After a nice September night camping in the teepee at Mauthe Lake Recreation Area in the Northern Kettle Moraine State Forest I moseyed west to meet with Oshkosh City Forester, Bill Sturm.
Bill has been with the City of Oshkosh for about 15 years. He is Oshkosh’s City Forester and Landscape Operations Manager- and he is a household name when it comes to Oshkosh community projects. He has dedicated countless volunteer and on the job hours to greening Oshkosh and to making his efforts sustainable. A comment on one of our Facebook posts tells it all, “Bill Sturm is one of the best!” Bill took me around Oshkosh in his work truck to show me where the GLRI trees had been planted and gave me a separate tour of all the work he and his Parks & Forestry Department crew are doing.
Oshkosh is unique in that it has a public-private partnered tree endowment fund, which Bill helped start, called Taking Root. Neighborhood associations and other large scale beautification projects can request trees through the fund, but the requests often need complimentary funding to occur. Bill often has projects on the back burner that can come center stove when grant opportunities like GLRI come along.
Bill and I stopped by Emmeline Cook Elementary School where a neighborhood association had requested trees. The school on E Nevada Avenue got redbuds, a relatively short tree species that won’t interfere with power lines, but one that still reduces stormwater runoff by capturing rainfall with its broad leaves. We continued to hop in and out of Bill’s truck to visit the other plantings at Washington Elementary School and on Court Street by the Oshkosh Fire Department.

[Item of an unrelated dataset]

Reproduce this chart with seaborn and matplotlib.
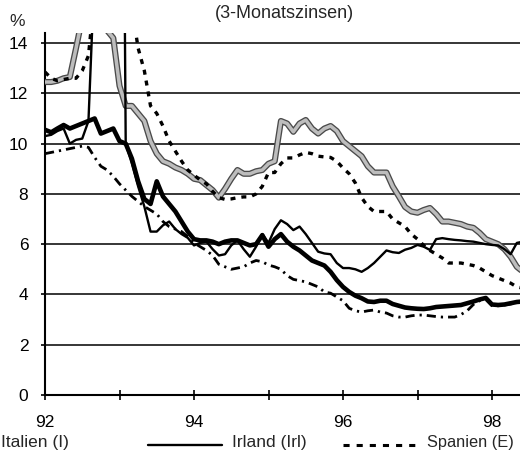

Because our GLRI project was focused on the reduction of stormwater runoff into the Great Lakes Basin, I asked both Tim and Bill whether some trees are better than others at mitigation. They both suggested that larger trees are more efficient for runoff prevention because they need more water to survive and prevent more water from reaching the surface. They also both stated, “any tree is better than no tree.”
Their identical answers prove that Wisconsin communities just need street trees. They are an important component to mitigating the negative impacts of increased rainfall events. But they provide so much more- from removing carbon and other air pollutants from the atmosphere for public and environmental health to reducing energy demands and slowing traffic. Trees are a critical tool for the health of all Wisconsin communities.